Considérant qu'il se déduit de ces éléments que le droit de rétractation prévu par les dispositions susvisées sont applicables à l'espèce, les appelants étant des non-professionnels au sens de ces mêmes dispositions.
Considérant que la promesse unilatérale de vente litigieuse n'ayant pas été notifiée aux époux X... conformément aux dispositions susvisées, le délai de rétractation n'a pas couru, de sorte que ces derniers ont pu régulièrement exercer leur droit de rétractation dans leurs conclusions du 15 octobre 2012.

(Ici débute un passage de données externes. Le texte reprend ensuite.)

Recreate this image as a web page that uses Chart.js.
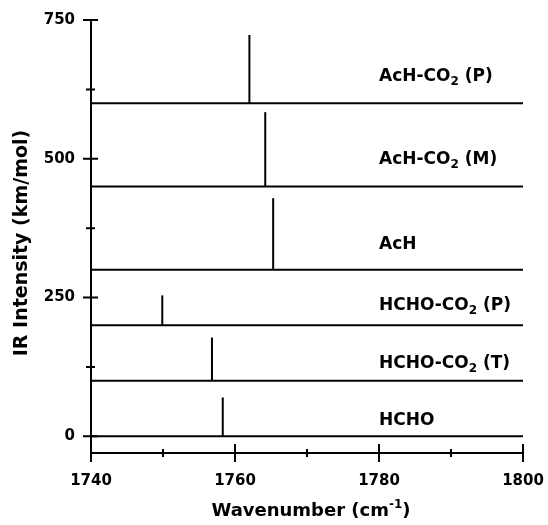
<!DOCTYPE html>
<html>
<head>
<meta charset="utf-8">
<script src="https://cdn.jsdelivr.net/npm/chart.js@4.4.1/dist/chart.umd.min.js"></script>
<style>
  html, body { margin: 0; background: #fff; }
  #wrap { width: 548px; height: 525px; }
</style>
</head>
<body>
<div id="wrap"><canvas id="spectra"></canvas></div>
<script>
// species stacked from bottom to top; "_{..}" marks a subscript
const species   = ["HCHO", "HCHO-CO_{2} (T)", "HCHO-CO_{2} (P)", "AcH", "AcH-CO_{2} (M)", "AcH-CO_{2} (P)"];
const baseline  = [0, 100, 200, 300, 450, 600];
const peakPos   = [1758.3, 1756.8, 1749.9, 1765.3, 1764.2, 1762.0];
const peakInt   = [70, 78, 54, 129, 134, 123];
const labelY    = [29, 131, 236, 345, 498, 648];
const labelX    = 1780;

const xRange    = [1740, 1800];
const yRange    = [-30, 750];
const xTicks    = [1740, 1760, 1780, 1800];
const xMinor    = [1750, 1770, 1790];
const yTicks    = [0, 250, 500, 750];
const yMinor    = [125, 375, 625];

const xTitle = "Wavenumber (cm^{-1})";
const yTitle = "IR Intensity (km/mol)";

const FONT = "'DejaVu Sans', Verdana, sans-serif";

// =====================
// datasets
// =====================
const datasets = [];
species.forEach((name, i) => {
  datasets.push({
    label: name + " baseline",
    data: [{ x: xRange[0], y: baseline[i] }, { x: xRange[1], y: baseline[i] }],
    showLine: true, borderColor: "#000", borderWidth: 2, pointRadius: 0
  });
  datasets.push({
    label: name,
    data: [{ x: peakPos[i], y: baseline[i] }, { x: peakPos[i], y: baseline[i] + peakInt[i] }],
    showLine: true, borderColor: "#000", borderWidth: 2, pointRadius: 0
  });
});

// =====================
// rich text helpers
// =====================
function parseRich(str) {
  const parts = [];
  const re = /([_^])\{([^}]*)\}/g;
  let last = 0, m;
  while ((m = re.exec(str))) {
    if (m.index > last) parts.push({ t: str.slice(last, m.index), s: 0 });
    parts.push({ t: m[2], s: m[1] === "_" ? 1 : -1 });
    last = re.lastIndex;
  }
  if (last < str.length) parts.push({ t: str.slice(last), s: 0 });
  return parts;
}

function drawRich(ctx, str, x, y, size, align) {
  const parts = parseRich(str);
  const small = Math.round(size * 0.68);
  const fontFor = p => `bold ${p.s ? small : size}px ${FONT}`;
  let w = 0;
  parts.forEach(p => { ctx.font = fontFor(p); p.w = ctx.measureText(p.t).width; w += p.w; });
  let cx = align === "center" ? x - w / 2 : x;
  ctx.textAlign = "left";
  ctx.textBaseline = "middle";
  parts.forEach(p => {
    ctx.font = fontFor(p);
    const dy = p.s === 1 ? size * 0.3 : p.s === -1 ? -size * 0.35 : 0;
    ctx.fillText(p.t, cx, y + dy);
    cx += p.w;
  });
}

// =====================
// decorations: crossing ticks, labels, titles
// =====================
const decor = {
  id: "decor",
  afterDraw(chart) {
    const { ctx, scales: { x, y }, chartArea: a } = chart;
    ctx.save();
    ctx.strokeStyle = "#000";
    ctx.fillStyle = "#000";
    ctx.lineWidth = 2;
    ctx.beginPath();
    yTicks.forEach(v => { const p = y.getPixelForValue(v); ctx.moveTo(a.left - 8, p); ctx.lineTo(a.left + 7, p); });
    yMinor.forEach(v => { const p = y.getPixelForValue(v); ctx.moveTo(a.left - 5, p); ctx.lineTo(a.left + 4, p); });
    xTicks.forEach(v => { const p = x.getPixelForValue(v); ctx.moveTo(p, a.bottom - 9); ctx.lineTo(p, a.bottom + 9); });
    xMinor.forEach(v => { const p = x.getPixelForValue(v); ctx.moveTo(p, a.bottom - 4); ctx.lineTo(p, a.bottom + 4); });
    ctx.stroke();

    species.forEach((name, i) => {
      drawRich(ctx, name, x.getPixelForValue(labelX), y.getPixelForValue(labelY[i]), 17, "left");
    });

    drawRich(ctx, xTitle, 311, 511, 18, "center");
    ctx.translate(22, 243);
    ctx.rotate(-Math.PI / 2);
    drawRich(ctx, yTitle, 0, 0, 19, "center");
    ctx.restore();
  }
};

// =====================
// chart
// =====================
const tickFont = { family: FONT, size: 15, weight: "bold" };

new Chart(document.getElementById("spectra"), {
  type: "scatter",
  data: { datasets },
  options: {
    responsive: true,
    maintainAspectRatio: false,
    animation: false,
    layout: { padding: { top: 20, right: 25, left: 0, bottom: 0 } },
    plugins: { legend: { display: false }, tooltip: { enabled: false } },
    scales: {
      x: {
        type: "linear", min: xRange[0], max: xRange[1],
        afterBuildTicks: s => { s.ticks = xTicks.map(v => ({ value: v })); },
        afterFit: s => { s.height = 72; s.paddingLeft = 0; s.paddingRight = 0; },
        grid: { display: false, drawTicks: false },
        border: { display: true, color: "#000", width: 2 },
        ticks: { color: "#000", font: tickFont, padding: 19, maxRotation: 0, callback: v => String(v) }
      },
      y: {
        type: "linear", min: yRange[0], max: yRange[1],
        afterBuildTicks: s => { s.ticks = yTicks.map(v => ({ value: v })); },
        afterFit: s => { s.width = 91; s.paddingTop = 0; s.paddingBottom = 0; },
        grid: { display: false, drawTicks: false },
        border: { display: true, color: "#000", width: 2 },
        ticks: { color: "#000", font: tickFont, padding: 16, callback: v => String(v) }
      }
    }
  },
  plugins: [decor]
});
</script>
</body>
</html>
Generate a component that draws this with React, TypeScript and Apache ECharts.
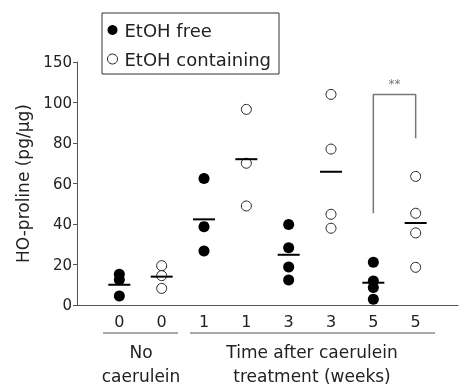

Considérant que l'exercice par les époux X... de leur faculté de rétractation entraîne l'anéantissement du contrat ; que par conséquent il y a lieu d'infirmer le jugement entrepris, et statuant à nouveau, de déclarer nulle la promesse unilatérale du 13 janvier 2011 et de dire que la SCP Delecroix notaires associés sera tenue de restituer la somme de 10 500 euros séquestrée entre ses mains par les époux X... » (arrêt pages 2 et 3) ;

Alors que, d'une part, l'article L. 271-1 du code de la construction et de l'habitation n'impose le respect d'une faculté de rétractation qu'en présence d'un acte ayant pour objet la construction ou l'acquisition d'un immeuble à usage d'habitation ; qu'en jugeant que la promesse de vente d'un terrain nu à bâtir, pas même assortie d'un permis de construire, offrait aux acquéreurs non professionnels une faculté de rétractation, la cour d'appel a violé l'article L. 271-1 du code de la construction et de l'habitation ;

Alors que, d'autre part, l'article L. 271-1 du code de la construction et de l'habitation n'impose le respect d'une faculté de rétractation qu'en présence d'un acte ayant pour objet la construction ou l'acquisition d'un immeuble à usage d'habitation ; que l'intention des parties à l'acte est sans incidence sur le champ d'application de ce texte ; qu'en jugeant que la volonté des époux X... de faire édifier un immeuble d'habitation sur le terrain nu objet de l'acte était entrée dans le champ contractuel, ce qui leur permettait de bénéficier des dispositions de l'article L. 271-1 du code de la construction et de l'habitation relative à la faculté de rétractation, la cour a violé ledit texte.